Logs
Collecting Logs
If you want to collect and route logs - use Fluentd agent
Overview
Fluentd is a high-performance, open-source data collector designed for unified logging layers in distributed systems.
For more information and configuration guides, visit the official Fluentd site.
Fluentd Architecture
Fluentd operates on the principle of a unified logging layer:
- Input Plugins – Collect raw data from files, network sources, APIs, etc.
- Parsers – Structure unformatted log lines (JSON, Apache, syslog, or custom regex).
- Filters – Transform, enrich, and normalize logs.
- Buffers – Store events temporarily (in-memory or file-based) for durability and fault tolerance.
- Output Plugins – Route logs to storage or processing systems (Elasticsearch, Kafka, S3, stdout, etc.).
Installation (td-agent)
td-agent
is the production-ready build of Fluentd.

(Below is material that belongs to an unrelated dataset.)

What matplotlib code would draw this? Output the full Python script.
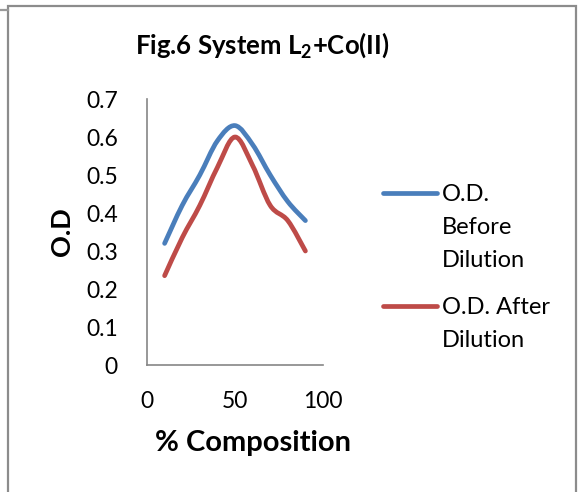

Example for Ubuntu 20.04 (focal):
curl -fsSL https://toolbelt.treasuredata.com/sh/install-ubuntu-focal-td-agent4.sh | sh
Key Plugin: in_tail (File Tailing)
The in_tail
plugin continuously reads the end of log files, similar to the tail -F command.
Basic Example:
Fluentd Configuration
<source>
@type tail
path /var/log/json.log
pos_file /fluentd/logs/json.pos
tag json.log
<parse>
@type json
</parse>
</source>
Parameters
Parameter | Description |
---|---|
path | Path to the log file (supports glob patterns) |
pos_file | Tracks last read position to resume after restart |
tag | Routes events through the pipeline |
parse | Defines the parser type (json , apache2 , syslog , or custom) |
Advanced Multi-Source Configuration
This configuration reads JSON, Apache, and Syslog logs, enriches them with metadata, and outputs to stdout.
<source>
@type tail
path /var/log/json.log
pos_file /fluentd/logs/json.pos
tag json.log
<parse>
@type json
</parse>
</source>
<source>
@type tail
path /var/log/apache.log
pos_file /fluentd/logs/apache.pos
tag apache.log
<parse>
@type apache2
</parse>
</source>
<source>
@type tail
path /var/log/syslog.log
pos_file /fluentd/logs/syslog.pos
tag syslog.log
<parse>
@type syslog
</parse>
</source>
<filter *.log>
@type record_transformer
enable_ruby true
<record>
Timestamp ${Time.at(time.to_i).utc.strftime('%Y-%m-%dT%H:%M:%SZ')}
Level ${record["level"] || "Info"}
Message ${record["message"]}
Source ${record["source"]}
SourceIp "#{Socket.ip_address_list.detect(&:ipv4_private?)&.ip_address}"
LogPath /var/log/${tag.split('.').first}
TagName ${tag}
</record>
</filter>
<match *.log>
@type stdout
</match>
How It Works
File Reading - in_tail
starts reading from the current end of the file. After rotation, it resumes from the start of the new file.
Position Tracking - .pos
file ensures continuity across Fluentd restarts, so no logs are missed.
Parsing - Each source uses the correct parser:
json
apache2
syslog
Transformation (via record_transformer
) Enriches logs with:
- Timestamp in ISO 8601 UTC format
- Default log level (if not set)
- Host’s private IP address
- Source file name
- Original tag
Output - All .log
events are sent to stdout
(can be swapped for Elasticsearch, S3, etc.)